Raghuram Rajan: It has. The worry we have is two-fold. One is excessive confidence. Breeding and complacency. Our time has come. We’re there. And we’ve done everything we need. And we have the ruling party which will take us there. And that’s where I see, perhaps, the lack of a vision. What is there? It can’t be China. Because as you said, China is already there, sitting on the ladder. And if you’re trying to replicate China, be a poor China as we say, that vision is going to lead nowhere very quickly, and lead to disillusion. So, one is to guard against excessive complacency.
The second is really to say that it’s building on the first. If things go business as usual, you will fail. Because you will not have invested in what is the critical asset you need to build up, which is your human character. And if you don’t recognize the fact, that is where you need to put your resources. We will continue trying to get up the manufacturing ladder. A few people will come to India. You will celebrate when Apple builds—says it’s going to build its iPhones in India. But you will stay very low end. You will not move up the value chain. And for India to become rich before it gets old, and it is getting old by around 2050, it has a window about 25 years in which it needs to accelerate through.

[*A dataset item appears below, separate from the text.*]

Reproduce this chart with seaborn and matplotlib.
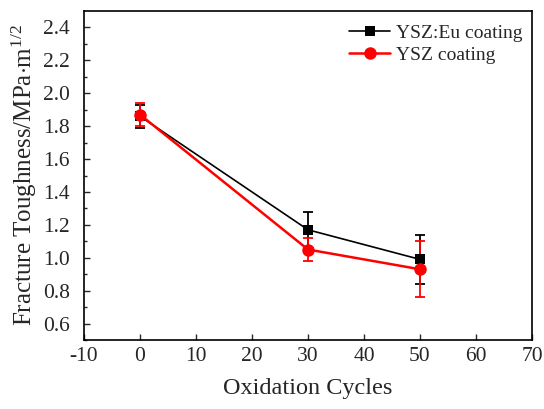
import matplotlib
matplotlib.use("Agg")
import matplotlib.pyplot as plt
import seaborn as sns
import pandas as pd
import numpy as np

cycles = [0, 30, 50]
eu_vals = [1.86, 1.17, 0.99]
eu_err = [0.07, 0.11, 0.15]
ysz_vals = [1.87, 1.05, 0.93]
ysz_err = [0.07, 0.07, 0.17]
labels = ["YSZ:Eu coating", "YSZ coating"]

sns.set_style("ticks")
plt.rcParams['font.family'] = ['Liberation Serif', 'DejaVu Serif']
plt.rcParams['mathtext.fontset'] = 'custom'
plt.rcParams['mathtext.rm'] = 'Liberation Serif'
plt.rcParams['mathtext.it'] = 'Liberation Serif:italic'
plt.rcParams['axes.unicode_minus'] = False

df = pd.DataFrame({
    "cycles": cycles * 2,
    "val": eu_vals + ysz_vals,
    "series": [labels[0]] * 3 + [labels[1]] * 3,
})

fig = plt.figure(figsize=(5.44, 4.09), dpi=100)
ax = fig.add_axes([84/544, 1 - 340/409, (532-84)/544, (340-11)/409])

colors = {labels[0]: "black", labels[1]: "red"}
styles = [(labels[0], "s", 7.5, 1.2, eu_err), (labels[1], "o", 9, 1.8, ysz_err)]
for lab, mk, ms, lw, err in styles:
    sub = df[df.series == lab]
    ax.errorbar(sub.cycles, sub.val, yerr=err, fmt="none", ecolor=colors[lab],
                elinewidth=1.3, capsize=3.5, capthick=1.3, zorder=2)
    sns.lineplot(data=sub, x="cycles", y="val", ax=ax, color=colors[lab],
                 marker=mk, markersize=ms, markeredgewidth=0, linewidth=lw,
                 label=lab, zorder=3)

ax.set_xlim(-10, 70)
ax.set_ylim(0.5, 2.5)
ax.set_xticks(np.arange(-10, 71, 10))
ax.set_yticks(np.arange(0.6, 2.41, 0.2))
ax.set_yticks(np.arange(0.5, 2.5, 0.2), minor=True)
ax.set_yticklabels([f"{v:.1f}" for v in np.arange(0.6, 2.41, 0.2)])
ax.tick_params(axis="both", which="major", direction="in", length=4, width=1,
               labelsize=15.5, top=False, right=False)
ax.tick_params(axis="x", which="major", pad=5)
ax.tick_params(axis="y", which="major", pad=10)
ax.tick_params(axis="y", which="minor", direction="in", length=2.5, width=1)
for s in ax.spines.values():
    s.set_visible(True)
    s.set_linewidth(1.2)
    s.set_color("black")

ax.set_xlabel("Oxidation Cycles", fontsize=17.5, labelpad=9)
ax.set_ylabel(r"Fracture Toughness/MPa$\cdot$m$^{1/2}$", fontsize=18, labelpad=3)

leg = ax.legend(loc="upper right", bbox_to_anchor=(1.0, 0.988), frameon=False,
                fontsize=14, handlelength=2.1, handletextpad=0.3,
                labelspacing=0.2, borderaxespad=0.1)

fig.savefig("out.png", dpi=100)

And so, in this book, what we offer is a large number of examples of how India can do things right. But that is not to say those examples reflect the norm. They reflect the outliers. What is possible. And what India has to do is make it more that the norm reflects those outliers. There are states in India which have healthcare, which approximates a high second world, almost first world level. And there are states in India which have healthcare, which approximate the worst outcomes in sub-Saharan Africa.
And so, what we need to do is win business jobs and ensure best practices across the board. How do we do that? How do we shake ourselves up and say, “We need a new path”? And that will not happen unless we recognize where we need to go, and how we need to get there. This book is, in some sense, a wake-up call. India is capable of a lot but needs to recognize that it needs to do its homework. And the greatest danger for India is chest thumping nationalists who say, “We’ve arrived, and all we need to do is collect the rewards.”
Hugo Scott-Gall: That’s a great place to finish. So, I want to say thank you for coming on the show. Thank you very much. It’s been great, and a pleasure, and a treat to have you.
Raghuram Rajan: Thank you for having me.